Earnings per share is the calculation of the profits of a company that are attributable to each share in that company. EPS is calculated by dividing the profits of a company after tax by the number of shares in issue.

'Efficient portfolio management'

Efficient portfolio management is ensuring that fund managers manage their funds in a way that is designed to reduce risk or cost and/or generate extra income or growth.

'Eligible market'

An eligible market is one of a list of markets in which a fund is permitted to invest as a result of the provisions of the fund's prospectus.

'EMEA'

EMEA is an acronym, short for Europe, Middle East and Africa.

'Emerging markets'

Emerging markets refers to countries that are progressing towards becoming more advanced, usually evidenced by some development in financial markets, the existence of some form of stock exchange and regulatory bodies, and well-structured legal and regulatory systems. Also known as emerging economies or developing countries, they are nations that are typically moving away from reliance on agriculture and the export of raw materials and moving towards greater industrialisation and production.

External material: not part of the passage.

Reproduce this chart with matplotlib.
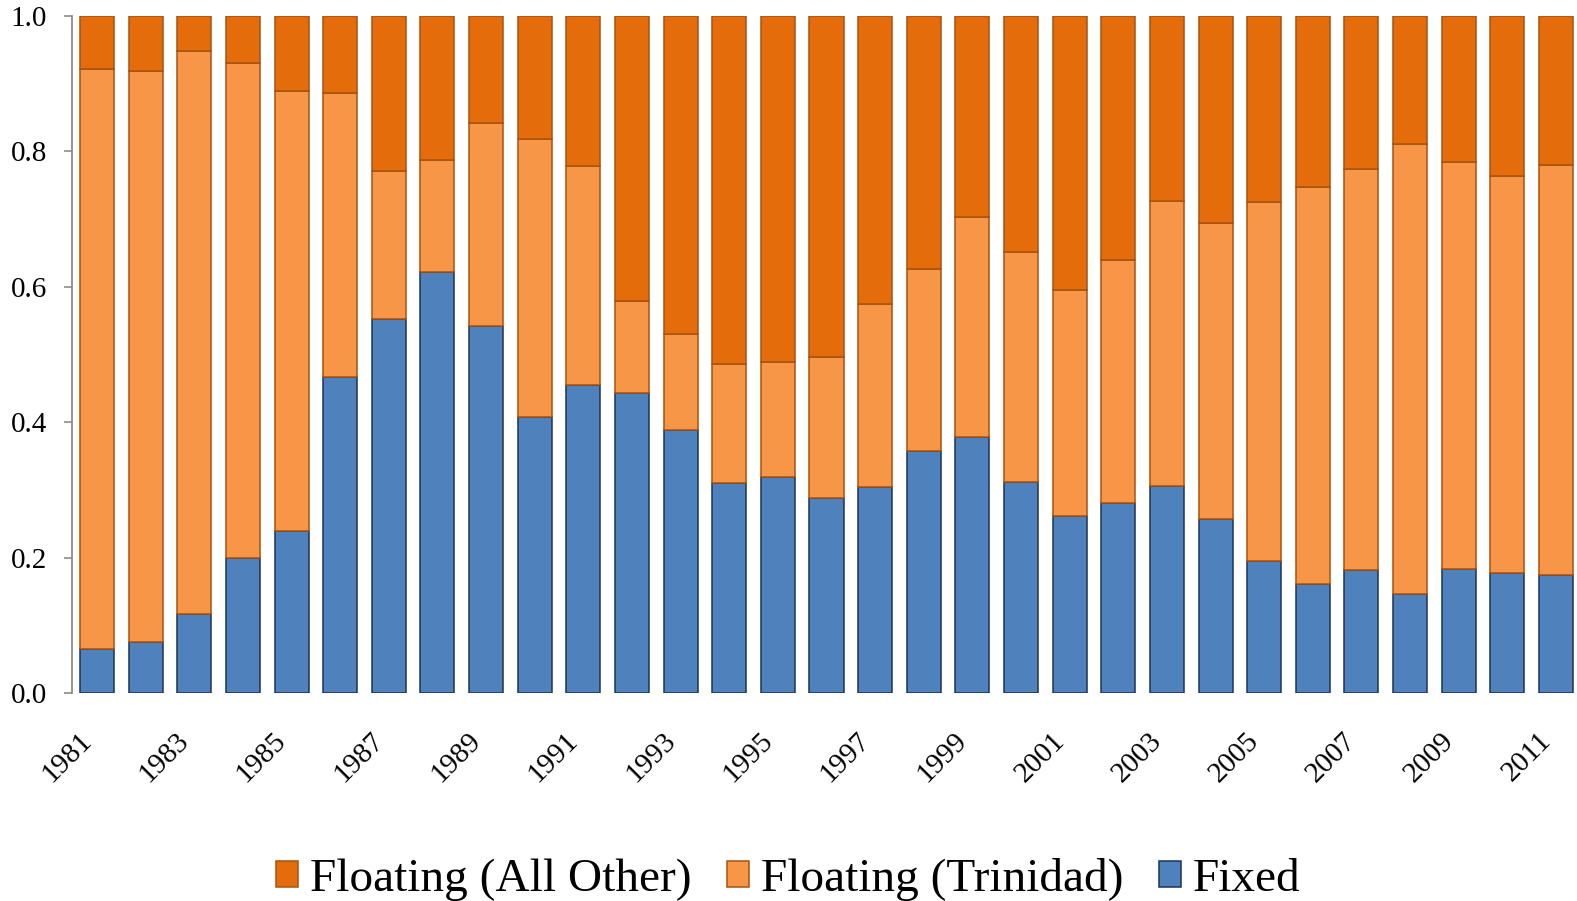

'Environmental, social and governance (ESG)'

Environmental, social and governance (ESG) criteria are a set of standards for a company’s operations that socially-conscious investors use when considering making investments. Environmental criteria consider how a company performs as a steward of the natural environment. Social criteria consider how a company engages with and manages relationships with people (its employees, suppliers, customers and the communities where it operates). Governance considers how a company operates, including leadership, executive pay, audits, internal controls and the rights of shareholders.

'Equalisation'

Dividends paid out by a fund manager reflect the distribution of income for the whole period since any previous dividends were paid, regardless of when the units or shares were purchased. To ensure the fair treatment of all unit/shareholders, the purchase price of the fund includes a sum of money which represents the income accumulated on those units/shares up to the point of purchase. When an investor receives their first dividend, it will include an 'equalisation' payment, which is the value of the accumulated income up to the point of purchase. This in effect returns part of the purchase price and as such, is not taxable as income.

'Equities'

Equities is another name for shares in a company.

'Ethical investments'

Ethical investments take factors other than simply the potential financial return of an investment into account - these can be environmental, humanitarian etc. For example, an ethical investment portfolio might not invest in tobacco or oil companies, or in companies that use cheap labour in developing countries.

'Exchange Traded Fund (ETF)'

An exchange traded fund is a fund that tracks an index, a commodity or a basket of assets like an index fund. An ETF trades like a company share on an exchange. ETFs experience price changes throughout the day as they are bought and sold. For example, an ETF holds assets such as stocks or bonds and trades over the course of the trading day at approximately the same price as the net asset value of its underlying assets. Most ETFs track an index, such as the FTSE All-Share.

'Exchange-traded asset'

An exchange traded asset is a type of derivative - a financial instrument whose value is derived from that of another investment. Also see 'derivatives'.

'Ex-dividend date'

The ex-dividend date, also known as the XD date, is the date on which any dividend income to be paid is taken out of the value of a fund or company's shares or units, thereby reflecting that payment in the value of the share/unit.

'Execution-only'

'Execution-only' refers to investors who make investments directly, rather than investors who take financial advice from a professional adviser and use the adviser to make investments on their behalf.